The liability for defects in second-hand goods depends on who the seller was.
- When second-hand goods are bought from a company or business, the consumer’s rights are determined by the Consumer Protection Act. The buyer must primarily complain about defects to the vendor, but consumer rights advisors may be contacted in disputes. Companies that act as agencies for second-hand goods are also liable for the products they sell. This does not apply if the agent is selling on behalf of another business and the consumer has been made aware of this and of the consumer’s rights at the time of the sale.
- When second-hand goods are bought from a private individual, it is not the Consumer Protection Act but the Sale of Goods Act that applies. The regulations concerning defects are largely similar in the two acts. The buyer’s responsibilities are more extensive in deals between private individuals, however.
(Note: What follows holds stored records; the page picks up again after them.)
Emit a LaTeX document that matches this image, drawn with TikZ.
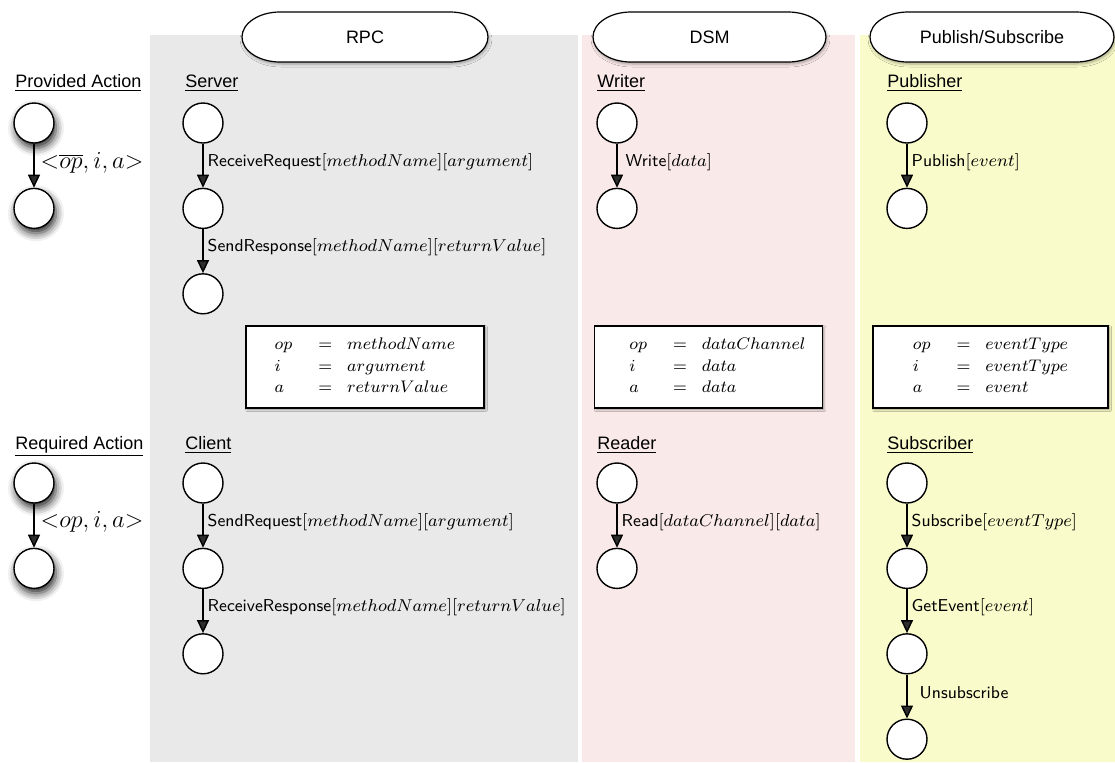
\RequirePackage{fix-cm}
\documentclass[tikz,border=0pt]{standalone}
\usepackage{fontspec}
\newfontfamily\helv{Liberation Sans}
\usepackage{tikz}
\usetikzlibrary{arrows.meta,positioning,shadows.blur}
\definecolor{rpcFill}{HTML}{E9E9E9}
\definecolor{dsmFill}{HTML}{F9E9E8}
\definecolor{psFill}{HTML}{FAFBCA}

% pill header: name, position, half width, text
\newcommand\pillat[4]{%
  \draw[pillline,shift={#2}] (-#3+19pt,12.5pt) -- (#3-19pt,12.5pt)
    arc[start angle=90,end angle=-90,x radius=19pt,y radius=12.5pt]
    -- (-#3+19pt,-12.5pt)
    arc[start angle=270,end angle=90,x radius=19pt,y radius=12.5pt] -- cycle;
  \node[pilltext] (#1) at #2 {#4};}

\begin{document}
\begin{tikzpicture}[x=0.5pt,y=-0.5pt,
  node distance=22pt,
  st/.style={circle,draw,fill=white,line width=0.7pt,minimum size=20pt,inner sep=0pt},
  shst/.style={st,blur shadow={shadow xshift=1pt,shadow yshift=-2.5pt,
    shadow blur radius=4pt,shadow opacity=85}},
  ar/.style={-{Triangle[length=6.5pt,width=6pt]},line width=0.7pt},
  lbl/.style={midway,right,inner sep=2pt,yshift=2pt,
    font=\sffamily\fontsize{8.6}{10}\selectfont},
  tpl/.style={lbl,inner sep=3pt,font=\fontsize{12.2}{14}\selectfont},
  hd/.style={anchor=base west,inner sep=0pt,font=\helv\fontsize{9}{11}\selectfont},
  pillline/.style={draw,fill=white,line width=0.6pt,
    blur shadow={shadow xshift=0.5pt,shadow yshift=-1pt,shadow blur radius=1.5pt,shadow opacity=35}},
  pilltext/.style={inner sep=0pt,font=\helv\fontsize{9}{11}\selectfont},
  map/.style={draw,fill=white,line width=0.6pt,minimum height=41pt,
    font=\fontsize{8.4}{10.75}\selectfont,
    blur shadow={shadow xshift=0.8pt,shadow yshift=-0.8pt,shadow blur radius=1pt,shadow opacity=40}}
]
\useasboundingbox (0,0) rectangle (1115,762);

% columns
\fill[rpcFill] (150,35) rectangle (578,762);
\fill[dsmFill] (582,35) rectangle (855,762);
\fill[psFill] (860,35) rectangle (1115,762);

\pillat{rpc}{(365,37)}{61.5pt}{RPC}
\pillat{dsm}{(709.5,37)}{58.25pt}{DSM}
\pillat{pubsub}{(992,37)}{61pt}{Publish/Subscribe}

% provided side
\node[hd] (provided) at (15,87) {\underline{Provided Action}};
\node[hd] (server) at (185,87) {\underline{Server}};
\node[hd] (writer) at (597,87) {\underline{Writer}};
\node[hd] (publisher) at (887,87) {\underline{Publisher}};

\node[shst] (p1) at (34,123) {};
\node[shst,below=of p1] (p2) {};
\draw[ar] (p1) -- (p2) node[tpl,yshift=-0.5pt] {${<}\overline{op}, i, a{>}$};

\node[st] (s1) at (203,123) {};
\node[st,below=of s1] (s2) {};
\node[st,below=of s2] (s3) {};
\draw[ar] (s1) -- (s2) node[lbl] {ReceiveRequest$[methodName][argument]$};
\draw[ar] (s2) -- (s3) node[lbl] {SendResponse$[methodName][returnValue]$};

\node[st] (w1) at (617,123) {};
\node[st,below=of w1] (w2) {};
\draw[ar] (w1) -- (w2) node[lbl,xshift=2pt] {Write$[data]$};

\node[st] (pb1) at (907,123) {};
\node[st,below=of pb1] (pb2) {};
\draw[ar] (pb1) -- (pb2) node[lbl] {Publish$[event]$};

% mappings
\node[map,minimum width=119pt] (rpcmap) at (365,367)
  {$\begin{array}{l@{\hspace{13pt}}c@{\hspace{7.5pt}}l} op & = & methodName\\ i & = & argument\\ a & = & returnValue \end{array}$};
\node[map,minimum width=108.5pt] (dsmmap) at (708.5,367)
  {\hspace*{9pt}$\begin{array}{l@{\hspace{13pt}}c@{\hspace{7.5pt}}l} op & = & dataChannel\\ i & = & data\\ a & = & data \end{array}$};
\node[map,minimum width=117.5pt] (psmap) at (990.5,367)
  {$\begin{array}{l@{\hspace{13pt}}c@{\hspace{7.5pt}}l} op & = & eventType\\ i & = & eventType\\ a & = & event \end{array}$};

% required side
\node[hd] (required) at (15,449) {\underline{Required Action}};
\node[hd] (client) at (185,449) {\underline{Client}};
\node[hd] (reader) at (597,449) {\underline{Reader}};
\node[hd] (subscriber) at (887,449) {\underline{Subscriber}};

\node[shst] (r1) at (34,483) {};
\node[shst,below=of r1] (r2) {};
\draw[ar] (r1) -- (r2) node[tpl] {${<}op, i, a{>}$};

\node[st] (c1) at (203,483) {};
\node[st,below=of c1] (c2) {};
\node[st,below=of c2] (c3) {};
\draw[ar] (c1) -- (c2) node[lbl] {SendRequest$[methodName][argument]$};
\draw[ar] (c2) -- (c3) node[lbl] {ReceiveResponse$[methodName][returnValue]$};

\node[st] (rd1) at (617,483) {};
\node[st,below=of rd1] (rd2) {};
\draw[ar] (rd1) -- (rd2) node[lbl] {Read$[dataChannel][data]$};

\node[st] (sb1) at (907,483) {};
\node[st,below=of sb1] (sb2) {};
\node[st,below=of sb2] (sb3) {};
\node[st,below=of sb3] (sb4) {};
\draw[ar] (sb1) -- (sb2) node[lbl] {Subscribe$[eventType]$};
\draw[ar] (sb2) -- (sb3) node[lbl] {GetEvent$[event]$};
\draw[ar] (sb3) -- (sb4) node[lbl,xshift=4pt] {Unsubscribe};
\end{tikzpicture}
\end{document}
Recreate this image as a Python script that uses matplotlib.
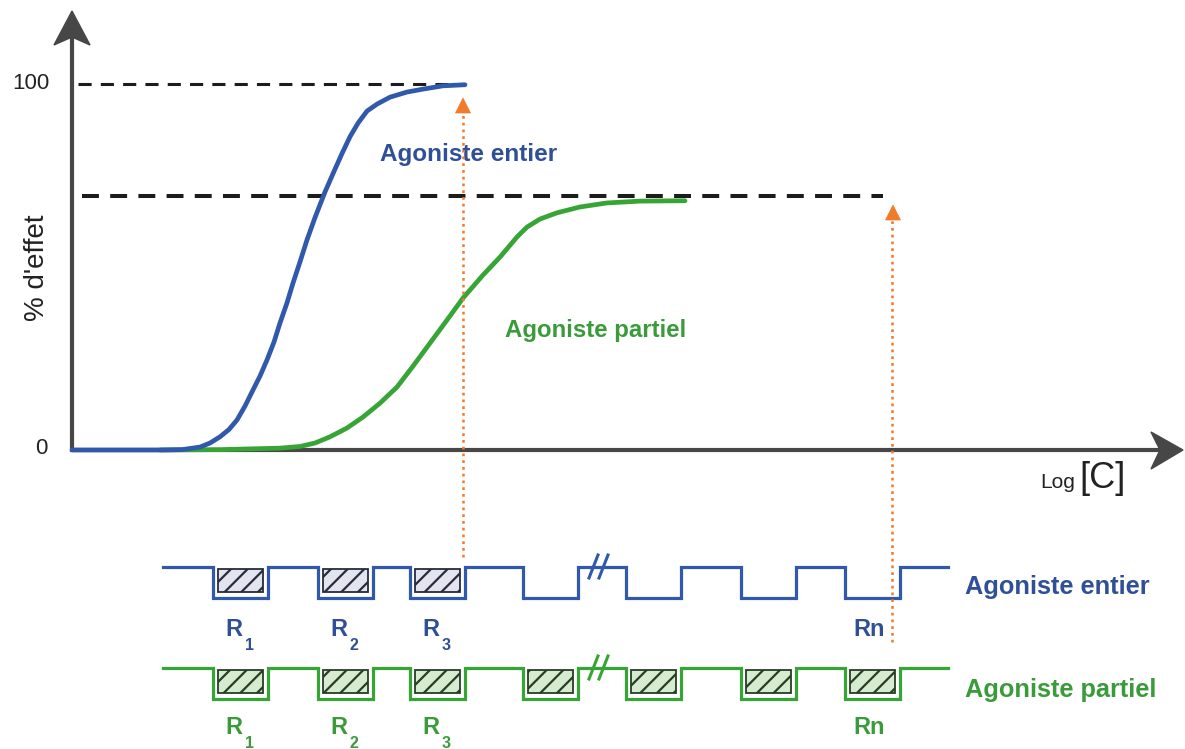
import matplotlib
matplotlib.use("Agg")
import matplotlib.pyplot as plt
from matplotlib.patches import Polygon, Rectangle

plt.rcParams['font.family'] = ['Liberation Sans', 'DejaVu Sans']
plt.rcParams['hatch.linewidth'] = 1.6

# --- Datos ---
# agoniste entier (log C, % d'effet)
logc_entier = [0.00, 0.88, 1.10, 1.28, 1.38, 1.48, 1.57, 1.65, 1.73, 1.81, 1.88,
               1.95, 2.02, 2.08, 2.15, 2.21, 2.28, 2.35, 2.43, 2.53, 2.61, 2.70,
               2.78, 2.86, 2.95, 3.05, 3.18, 3.35, 3.51, 3.71, 3.93]
effet_entier = [0.0, 0.0, 0.1, 0.8, 1.9, 3.6, 5.6, 8.2, 12.0, 16.4, 20.2,
                24.6, 29.5, 34.7, 40.2, 45.6, 51.4, 57.4, 63.5, 70.5, 75.5, 81.0,
                85.6, 89.3, 92.6, 94.5, 96.4, 97.8, 98.6, 99.5, 99.8]

# agoniste partiel
logc_partiel = [0.88, 1.48, 1.78, 2.08, 2.28, 2.43, 2.58, 2.75, 2.91, 3.08,
                3.25, 3.41, 3.58, 3.75, 3.91, 4.11, 4.28, 4.45, 4.55, 4.68,
                4.85, 5.08, 5.35, 5.68, 6.13]
effet_partiel = [0.0, 0.1, 0.3, 0.5, 0.96, 1.9, 3.6, 6.0, 9.0, 12.8,
                 17.2, 22.9, 29.2, 35.5, 41.5, 47.8, 52.7, 58.2, 60.9, 63.1,
                 64.8, 66.4, 67.5, 68.0, 68.1]

emax_entier = 100
emax_partiel = 69.4
logc_emax = [3.91, 8.20]     # lignes pointillees oranges

# recepteurs occupes (1) ou libres (0)
occup_entier = [1, 1, 1, 0, 0, 0, 0]
occup_partiel = [1, 1, 1, 1, 1, 1, 1]
noms_recept = ["1", "2", "3", "", "", "", "n"]

# couleurs
BLEU = "#3159ab"
BLEU_TXT = "#2f4f96"
VERT = "#36a535"
VERT_TXT = "#3a9b3a"
ORANGE = "#f07b2b"
GRIS = "#474747"

fig = plt.figure(figsize=(11.85, 7.49), dpi=100)

# ax2: coordonnees pixel pour le schema ; ax: donnees de la courbe
ax2 = fig.add_axes([0, 0, 1, 1])
ax2.set_xlim(0, 1185)
ax2.set_ylim(749, 0)
ax2.axis('off')

ax = fig.add_axes([0, 0, 1, 1])
ax.set_xlim(-0.72, 11.13)
ax.set_ylim(-81.7, 122.95)
ax.axis('off')
ax.patch.set_alpha(0)

# axes avec fleches
ax2.plot([72, 72], [452, 36], color=GRIS, lw=3, solid_capstyle='butt', zorder=1)
ax2.plot([70, 1165], [450, 450], color=GRIS, lw=3, solid_capstyle='butt', zorder=1)
ax2.add_patch(Polygon([[72, 11], [54, 45], [72, 37], [90, 45]], closed=True,
                      facecolor=GRIS, edgecolor=GRIS, lw=1, zorder=2))
ax2.add_patch(Polygon([[1183, 450], [1151, 432], [1160, 450], [1151, 469]], closed=True,
                      facecolor=GRIS, edgecolor=GRIS, lw=1, zorder=2))

# lignes de plateau
ax.hlines(emax_entier, 0.06, logc_entier[-1] - 0.1, color="#1c1c1c", lw=2.2,
          linestyles=[(0, (4.3, 3.0))], zorder=2)
ax.hlines(emax_partiel, 0.10, 8.11, color="#1c1c1c", lw=2.9,
          linestyles=[(0, (4.2, 2.8))], zorder=2)

# courbes
ax.plot(logc_entier, effet_entier, color=BLEU, lw=3.4, solid_capstyle='round',
        solid_joinstyle='round', zorder=4)
ax.plot(logc_partiel, effet_partiel, color=VERT, lw=3.4, solid_capstyle='round',
        solid_joinstyle='round', zorder=3)

# pointilles oranges
ax.plot([logc_emax[0]] * 2, [95, -29.5], color=ORANGE, lw=1.8,
        ls=(0, (1.1, 1.6)), zorder=5)
ax.plot([logc_emax[1]] * 2, [64.5, -53.6], color=ORANGE, lw=1.8,
        ls=(0, (1.1, 1.6)), zorder=5)
for x, y in [(463, 98), (893, 205)]:
    ax2.add_patch(Polygon([[x, y], [x - 7.5, y + 15], [x + 7.5, y + 15]], closed=True,
                          facecolor=ORANGE, edgecolor=ORANGE, lw=0.5, zorder=6))

# textes du graphique
ax.text(-0.22, 100, "100", ha='right', va='center', fontsize=16, color="#222222")
ax.text(-0.24, 0.5, "0", ha='right', va='center', fontsize=16, color="#222222")
ax2.text(37, 268, "% d'effet", rotation=90, ha='center', va='center',
         fontsize=20, color="#222222")
ax2.text(380, 155, "Agoniste entier", ha='left', va='center', fontsize=17.5,
         fontweight='bold', color=BLEU_TXT)
ax2.text(505, 330, "Agoniste partiel", ha='left', va='center', fontsize=17.3,
         fontweight='bold', color=VERT_TXT)
ax2.text(1040, 488, "Log", ha='left', va='baseline', fontsize=15, color="#222222")
ax2.text(1079, 488, "[C]", ha='left', va='baseline', fontsize=26, color="#222222")

# --- schema des recepteurs ---
sites = [213, 318, 410, 523, 626, 741, 845]
larg = 55
prof = 31


def rangee(y0, occup, couleur, fond, bord, y_r, y_sub, couleur_txt):
    xs = [163]
    ys = [y0]
    for l in sites:
        xs += [l, l, l + larg, l + larg]
        ys += [y0, y0 + prof, y0 + prof, y0]
    xs.append(948)
    ys.append(y0)
    ax2.plot(xs, ys, color=couleur, lw=2.3, solid_joinstyle='miter', zorder=3)
    for l, occ, nom in zip(sites, occup, noms_recept):
        if occ:
            ax2.add_patch(Rectangle((l + 5, y0 + 1.5), larg - 10, prof - 8,
                                    facecolor=fond, edgecolor=bord, hatch='//',
                                    lw=1.3, zorder=4))
        if nom == "n":
            ax2.text(l + 8, y_r, "Rn", ha='left', va='baseline', fontsize=17,
                     fontweight='bold', color=couleur_txt)
        elif nom:
            ax2.text(l + 12, y_r, "R", ha='left', va='baseline', fontsize=17,
                     fontweight='bold', color=couleur_txt)
            ax2.text(l + 32, y_sub, nom, ha='left', va='baseline', fontsize=11.5,
                     fontweight='bold', color=couleur_txt)
    # marque de coupure //
    for dx in (0, 10):
        ax2.plot([589 + dx, 598 + dx], [y0 + 11, y0 - 12], color=couleur, lw=2.2,
                 zorder=5)


rangee(567, occup_entier, BLEU, "#e3e4ee", "#262c3d", 636, 650, BLEU_TXT)
rangee(668, occup_partiel, VERT, "#d6ebd0", "#263d26", 734, 748, VERT_TXT)

ax2.text(965, 587, "Agoniste entier", ha='left', va='center', fontsize=18.3,
         fontweight='bold', color=BLEU_TXT)
ax2.text(965, 690, "Agoniste partiel", ha='left', va='center', fontsize=18.3,
         fontweight='bold', color=VERT_TXT)

fig.savefig("out.png", dpi=100)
- When second-hand goods are bought at an auction at which the buyers are able to be physically present, the buyer is not protected by the Consumer Protection Act. The buyer may consult consumer rights authorities when the buyer or agent is a company or business.
Because deals between private individuals are not covered by the Consumer Protection Act, the buyer may not turn to consumer rights advisors in these cases. If there are defects, the buyer should start by complaining to the seller. If this is unsuccessful, the matter can be referred to a district court.
Goods are considered to have been bought from a private individual even when they were purchased from a marketplace maintained by a company, if it is clearly indicated there that the parties to the sales contract are private individuals. This includes self-service flea markets, online forums where sales notices are posted and online auction sites.
Defects in second-hand goods
Second-hand goods are often sold “as is” or with another similar proviso. In this case the seller is not liable for defects caused, for example, by use or wear and tear.
The “as is” clause does not necessarily release the seller from all liability, however. The seller may be responsible for faults or defects if:
- the information given by the seller concerning the characteristics or degree of use of the item are incorrect, and that information may have influenced the sale.
- the seller omits certain known and significant information about the characteristics or degree of use of the item, and this omission may have influenced the sale.
- the item is in worse condition in relation to its price and the circumstances than the buyer could justifiably have expected.
Repairing or replacing defective goods
Discounts and cancellation of sale
Problems in flea market service
The party responsible for maintaining a flea market or similar marketplace for second-hand goods is liable for the services sold, just as other service providers are.
Private individuals who sell their second-hand goods through a marketplace such as a self-service flea market, an online forum or an online auction may demand compensation from the responsible party if the services are not according to agreement.
The party responsible for a flea market must ensure that the goods left there for sale are appropriately monitored. The company may be liable for compensation in the case of theft, for example. To be released from liability, the company must be able to prove that the theft or other damage was not due to negligence on its part. The maximum compensation that can be demanded for lost goods is equal to the agreed sale price.